The Dudley laboratory is focused on:
- Mechanisms of virus-induced diseases, including breast cancer and lymphomas
- Retrovirus replication and development of efficient viral vectors
- Viral manipulation of cellular processes, such as innate immunity mediated by Apobec cytidine deaminases and ER-associated degradation (ERAD)
Unlike human complex viruses, such as HIV-1 or human T-cell leukemia virus type 1 (HTLV-I), mouse mammary tumor virus (MMTV) provides a model system that allows biochemical, genetic, and biological studies of viral pathogenesis. Our early studies revealed that the types of tumors induced by MMTV depended on cell-type specific enhancers within the viral transcriptional regulatory region (LTR). Substitution of the MMTV enhancer region switched virus-induced disease from breast cancers to T-cell lymphomas. We also showed that MMTV encodes several different regulatory and accessory proteins that contribute to viral replication and tumorigenesis, including superantigen (Sag), Rem, signal peptide (SP), and Rem-CT. Accessory proteins only are required during MMTV replication in mice.
We identified the virally encoded protein, Rem (regulator of MMTV mRNA export and expression). Rem is a fascinating protein with a highly unusual trafficking scheme and multiple functions.

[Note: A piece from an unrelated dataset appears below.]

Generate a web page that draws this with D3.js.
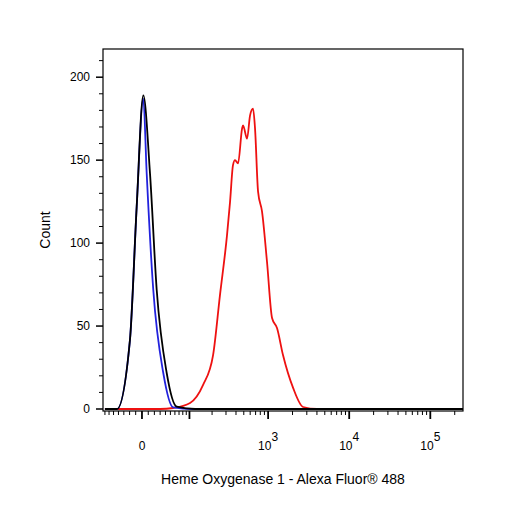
<!DOCTYPE html>
<html><head><meta charset="utf-8">
<script src="https://cdn.jsdelivr.net/npm/d3@7"></script>
<style>body{margin:0;background:#fff}text{font-family:"Liberation Sans",Arial,sans-serif}</style>
</head><body><svg id="c" width="506" height="506"></svg>
<script>
const blackX=[-70,-43,-19.4,-8.4,2.1,12.8,24,42.4,64.3,120,253000];
const blackY=[0,0,41.6,121.9,189,142,71.7,21.7,1.4,0,0];
const blueX=[-70,-43,-19.4,-8.4,2.1,7.5,18.2,35.8,56,110,253000];
const blueY=[0,0,41.6,121.9,187,142,71.7,21.7,1,0,0];
const redX=[-70,30,56,102,153,206,252,309,337,367,389,424,476,489,549,598,651,689,751,841,969,1118,1287,1526,2033,2700,4020,253000];
const redY=[0,0,0.6,3.6,14.5,32.5,68.7,104.8,124.7,147,150,148,169,171,163,177,181,169,131,119,88.6,54.8,48.8,32.5,12.7,1.2,0,0];
const yTicks=[0,50,100,150,200];
const xLabels=[{v:0,b:"0",e:""},{v:1000,b:"10",e:"3"},{v:10000,b:"10",e:"4"},{v:100000,b:"10",e:"5"}];
const W=55.7;
const tr=v=>Math.asinh(v/W);
const L=103,R=463,T=49,B=411;
const xs=d3.scaleLinear().domain([tr(-75),tr(253000)]).range([L,R]);
const x=v=>xs(tr(v));
const y=d3.scaleLinear().domain([0,217]).range([409,T]);
const svg=d3.select("#c");
svg.append("defs").append("clipPath").attr("id","cp").append("rect").attr("x",L).attr("y",T).attr("width",R-L).attr("height",B-T);
const g=svg.append("g").attr("clip-path","url(#cp)");
function draw(xv,yv,col,curve){
  const pts=xv.map((v,i)=>[v,yv[i]]);
  g.append("path").attr("d",d3.line().x(d=>x(d[0])).y(d=>y(d[1])).curve(curve)(pts))
   .attr("fill","none").attr("stroke",col).attr("stroke-width",1.8).attr("stroke-linejoin","round");
}
draw(redX,redY,"#ee1111",d3.curveMonotoneX);
draw(blueX,blueY,"#2222dd",d3.curveMonotoneX);
draw(blackX,blackY,"#000",d3.curveMonotoneX);
svg.append("rect").attr("x",L).attr("y",T).attr("width",R-L).attr("height",B-T).attr("fill","none").attr("stroke","#000").attr("stroke-width",1.2);
for(let v=0;v<=210;v+=10){
  const maj=v%50===0;
  svg.append("line").attr("x1",L).attr("x2",L-(maj?7:4)).attr("y1",y(v)).attr("y2",y(v)).attr("stroke","#000").attr("stroke-width",maj?1.5:1);
}
yTicks.forEach(v=>svg.append("text").attr("x",L-13).attr("y",y(v)+4).attr("text-anchor","end").attr("font-size",12).text(v));
const minors=[];
for(let k=1;k<=7;k++)minors.push(-10*k);
for(let k=1;k<=9;k++)minors.push(10*k);
[100,1000,10000].forEach(d=>{for(let k=2;k<=9;k++)minors.push(d*k);});
minors.push(200000);
minors.forEach(v=>svg.append("line").attr("x1",x(v)).attr("x2",x(v)).attr("y1",B).attr("y2",B+4).attr("stroke","#000"));
[0,100,1000,10000,100000].forEach(v=>svg.append("line").attr("x1",x(v)).attr("x2",x(v)).attr("y1",B).attr("y2",B+8).attr("stroke","#000").attr("stroke-width",1.8));
xLabels.forEach(d=>{
  const t=svg.append("text").attr("x",x(d.v)).attr("y",450).attr("text-anchor","middle").attr("font-size",12);
  t.append("tspan").text(d.b);
  if(d.e)t.append("tspan").attr("dy",-9).attr("font-size",12).text(d.e);
});
svg.append("text").attr("x",283).attr("y",484).attr("text-anchor","middle").attr("font-size",14).text("Heme Oxygenase 1 - Alexa Fluor® 488");
svg.append("text").attr("transform","translate(50,230) rotate(-90)").attr("text-anchor","middle").attr("font-size",14).text("Count");
</script></body></html>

Rem is translated as a precursor at the ER membrane and cleaved into a functional signal peptide (SP) and Rem-CT. SP is actively retrotranslocated to the cytosol and then imported into the nucleus for MMTV RNA export and translation. Our work showed that SP retrotranslocation is dependent on the essential AAA ATPase VCP/p97, but avoids ubiquitylation and ERAD for nuclear function [see animation:]. We also demonstrated that Rem-CT (Rem C-terminal cleavage product) traffics from the ER to the cell surface through endosomes using VCP/p97 without passing through the Golgi network. The function of this cellular pathway and Rem-CT protein have yet to be determined. Rem precursor activity was identified by analysis of loss-of-function mutants in mice. Rem-null mutants showed increased cytidine mutations within viral DNA, which were typical of the Apobec family member, activation-induced cytidine deaminase (AID), but AID-knockout mice did not. Our data suggest that Rem precursor is the first known protein inhibitor of AID, which functions in antiviral innate immunity.
In addition, our laboratory is interested in improving retroviral vectors for molecular biology and gene therapy. Recent work indicates that unintegrated retroviral DNA activates a cellular signaling pathway that results in increased cap-dependent viral translation. Together, our experiments reveal how retroviruses provide the means for understanding basic cell biology with applications to disease treatments.